■ Directions for this task: Take the lines of the data below from the very first through the line containing "1.48, 1.66, 1.8, 1.94]" and output them exactly, pictures excluded.
☆ ☆ ☆ ☆ ☆ ☆ ☆
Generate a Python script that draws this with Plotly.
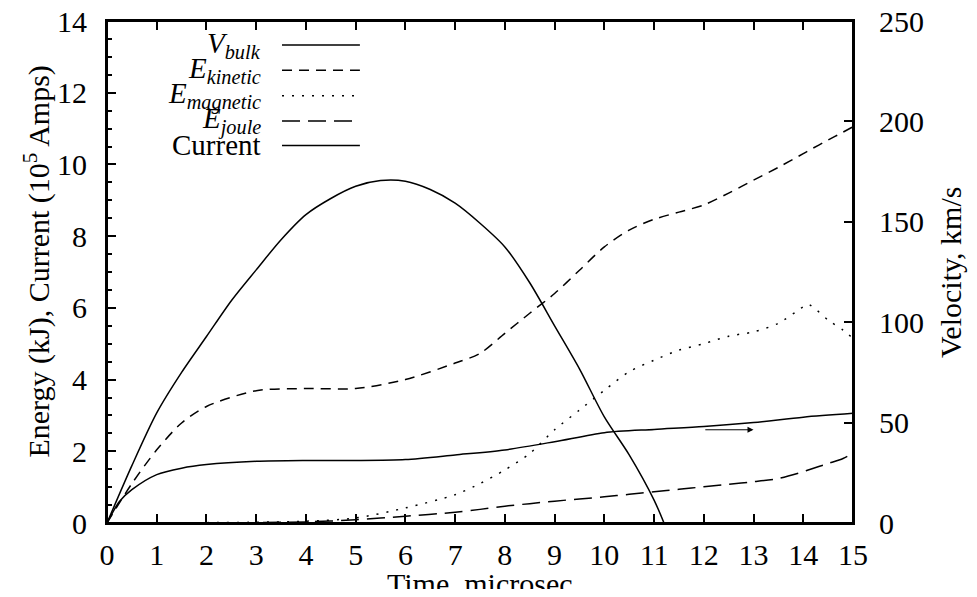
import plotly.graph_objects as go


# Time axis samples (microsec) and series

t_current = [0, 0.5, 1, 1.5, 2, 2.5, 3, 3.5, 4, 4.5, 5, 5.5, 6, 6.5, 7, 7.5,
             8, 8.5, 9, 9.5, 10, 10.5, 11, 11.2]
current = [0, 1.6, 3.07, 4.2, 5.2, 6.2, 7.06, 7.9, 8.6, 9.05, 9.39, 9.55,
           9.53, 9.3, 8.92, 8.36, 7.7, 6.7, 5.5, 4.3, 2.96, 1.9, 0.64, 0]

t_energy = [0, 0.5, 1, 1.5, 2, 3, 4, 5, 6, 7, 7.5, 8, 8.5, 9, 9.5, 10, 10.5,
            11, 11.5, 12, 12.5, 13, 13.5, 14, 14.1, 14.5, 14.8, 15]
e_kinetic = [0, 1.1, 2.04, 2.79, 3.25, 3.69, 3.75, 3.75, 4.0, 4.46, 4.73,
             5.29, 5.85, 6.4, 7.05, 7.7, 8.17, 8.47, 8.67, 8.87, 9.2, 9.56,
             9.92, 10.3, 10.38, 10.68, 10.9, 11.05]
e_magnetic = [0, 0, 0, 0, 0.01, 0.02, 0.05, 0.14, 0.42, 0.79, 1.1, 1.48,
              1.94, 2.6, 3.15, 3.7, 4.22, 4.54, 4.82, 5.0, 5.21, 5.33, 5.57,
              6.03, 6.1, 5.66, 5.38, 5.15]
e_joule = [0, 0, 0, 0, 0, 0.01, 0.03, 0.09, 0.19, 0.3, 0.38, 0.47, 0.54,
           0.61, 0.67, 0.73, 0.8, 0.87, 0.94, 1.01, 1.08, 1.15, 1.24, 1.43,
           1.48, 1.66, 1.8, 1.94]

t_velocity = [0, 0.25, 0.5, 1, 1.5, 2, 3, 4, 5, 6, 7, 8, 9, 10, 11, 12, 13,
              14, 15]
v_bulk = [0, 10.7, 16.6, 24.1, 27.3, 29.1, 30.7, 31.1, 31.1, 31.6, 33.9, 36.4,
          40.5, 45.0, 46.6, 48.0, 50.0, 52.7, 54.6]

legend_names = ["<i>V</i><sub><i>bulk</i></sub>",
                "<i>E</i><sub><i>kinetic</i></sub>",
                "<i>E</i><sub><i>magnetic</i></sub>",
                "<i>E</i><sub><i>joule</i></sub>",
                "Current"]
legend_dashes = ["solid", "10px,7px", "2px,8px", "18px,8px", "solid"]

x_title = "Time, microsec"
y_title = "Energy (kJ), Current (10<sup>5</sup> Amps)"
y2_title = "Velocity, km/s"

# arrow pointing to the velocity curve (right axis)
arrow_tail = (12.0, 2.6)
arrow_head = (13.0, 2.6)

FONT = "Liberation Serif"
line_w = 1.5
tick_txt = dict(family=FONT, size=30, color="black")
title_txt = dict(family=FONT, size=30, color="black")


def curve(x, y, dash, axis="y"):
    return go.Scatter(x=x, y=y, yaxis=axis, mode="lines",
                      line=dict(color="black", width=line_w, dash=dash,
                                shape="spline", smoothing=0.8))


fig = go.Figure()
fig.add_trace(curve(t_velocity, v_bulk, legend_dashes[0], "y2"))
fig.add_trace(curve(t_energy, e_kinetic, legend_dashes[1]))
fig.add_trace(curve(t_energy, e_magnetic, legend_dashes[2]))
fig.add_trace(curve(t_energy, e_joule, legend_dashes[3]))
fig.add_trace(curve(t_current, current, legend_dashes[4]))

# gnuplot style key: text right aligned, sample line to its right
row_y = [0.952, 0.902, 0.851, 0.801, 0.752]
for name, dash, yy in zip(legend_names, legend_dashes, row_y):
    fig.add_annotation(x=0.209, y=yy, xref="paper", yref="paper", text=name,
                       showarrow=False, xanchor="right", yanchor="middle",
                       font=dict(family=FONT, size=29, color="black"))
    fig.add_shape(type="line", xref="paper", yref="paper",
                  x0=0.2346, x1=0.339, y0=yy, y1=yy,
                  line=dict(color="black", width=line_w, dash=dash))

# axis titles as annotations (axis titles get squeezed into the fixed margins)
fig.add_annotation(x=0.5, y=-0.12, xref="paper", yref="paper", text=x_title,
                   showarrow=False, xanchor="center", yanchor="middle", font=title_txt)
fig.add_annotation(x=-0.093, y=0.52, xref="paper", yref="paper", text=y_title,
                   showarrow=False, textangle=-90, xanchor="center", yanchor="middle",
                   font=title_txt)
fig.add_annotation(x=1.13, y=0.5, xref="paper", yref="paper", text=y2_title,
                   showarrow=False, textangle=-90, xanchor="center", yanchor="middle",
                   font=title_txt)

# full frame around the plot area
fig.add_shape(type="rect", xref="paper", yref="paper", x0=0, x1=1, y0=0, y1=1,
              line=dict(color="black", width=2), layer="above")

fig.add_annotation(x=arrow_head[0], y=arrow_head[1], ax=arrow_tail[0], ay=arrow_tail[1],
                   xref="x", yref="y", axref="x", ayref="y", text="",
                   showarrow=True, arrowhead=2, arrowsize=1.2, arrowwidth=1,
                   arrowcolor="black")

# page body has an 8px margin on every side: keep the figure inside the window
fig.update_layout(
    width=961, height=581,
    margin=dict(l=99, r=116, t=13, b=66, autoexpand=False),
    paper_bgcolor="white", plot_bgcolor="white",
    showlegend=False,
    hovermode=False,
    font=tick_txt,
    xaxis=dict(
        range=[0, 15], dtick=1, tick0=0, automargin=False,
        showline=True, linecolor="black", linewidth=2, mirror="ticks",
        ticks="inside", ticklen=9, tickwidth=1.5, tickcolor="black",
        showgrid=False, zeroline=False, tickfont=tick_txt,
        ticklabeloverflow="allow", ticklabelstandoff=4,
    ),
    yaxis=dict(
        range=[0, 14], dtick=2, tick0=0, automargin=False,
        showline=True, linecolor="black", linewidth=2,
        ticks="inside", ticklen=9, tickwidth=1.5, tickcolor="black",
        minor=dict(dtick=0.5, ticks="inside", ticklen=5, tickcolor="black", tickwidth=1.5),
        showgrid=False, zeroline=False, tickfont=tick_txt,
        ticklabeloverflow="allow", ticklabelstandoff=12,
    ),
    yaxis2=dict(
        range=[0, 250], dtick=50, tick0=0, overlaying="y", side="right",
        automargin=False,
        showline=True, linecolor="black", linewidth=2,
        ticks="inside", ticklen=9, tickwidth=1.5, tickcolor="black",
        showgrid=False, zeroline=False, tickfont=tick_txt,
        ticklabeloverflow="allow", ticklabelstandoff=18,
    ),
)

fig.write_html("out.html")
☆ ☆ ☆ ☆ ☆ ☆ ☆
■ Solution for this task:
Generate a Python script that draws this with Plotly.
import plotly.graph_objects as go


# Time axis samples (microsec) and series

t_current = [0, 0.5, 1, 1.5, 2, 2.5, 3, 3.5, 4, 4.5, 5, 5.5, 6, 6.5, 7, 7.5,
             8, 8.5, 9, 9.5, 10, 10.5, 11, 11.2]
current = [0, 1.6, 3.07, 4.2, 5.2, 6.2, 7.06, 7.9, 8.6, 9.05, 9.39, 9.55,
           9.53, 9.3, 8.92, 8.36, 7.7, 6.7, 5.5, 4.3, 2.96, 1.9, 0.64, 0]

t_energy = [0, 0.5, 1, 1.5, 2, 3, 4, 5, 6, 7, 7.5, 8, 8.5, 9, 9.5, 10, 10.5,
            11, 11.5, 12, 12.5, 13, 13.5, 14, 14.1, 14.5, 14.8, 15]
e_kinetic = [0, 1.1, 2.04, 2.79, 3.25, 3.69, 3.75, 3.75, 4.0, 4.46, 4.73,
             5.29, 5.85, 6.4, 7.05, 7.7, 8.17, 8.47, 8.67, 8.87, 9.2, 9.56,
             9.92, 10.3, 10.38, 10.68, 10.9, 11.05]
e_magnetic = [0, 0, 0, 0, 0.01, 0.02, 0.05, 0.14, 0.42, 0.79, 1.1, 1.48,
              1.94, 2.6, 3.15, 3.7, 4.22, 4.54, 4.82, 5.0, 5.21, 5.33, 5.57,
              6.03, 6.1, 5.66, 5.38, 5.15]
e_joule = [0, 0, 0, 0, 0, 0.01, 0.03, 0.09, 0.19, 0.3, 0.38, 0.47, 0.54,
           0.61, 0.67, 0.73, 0.8, 0.87, 0.94, 1.01, 1.08, 1.15, 1.24, 1.43,
           1.48, 1.66, 1.8, 1.94]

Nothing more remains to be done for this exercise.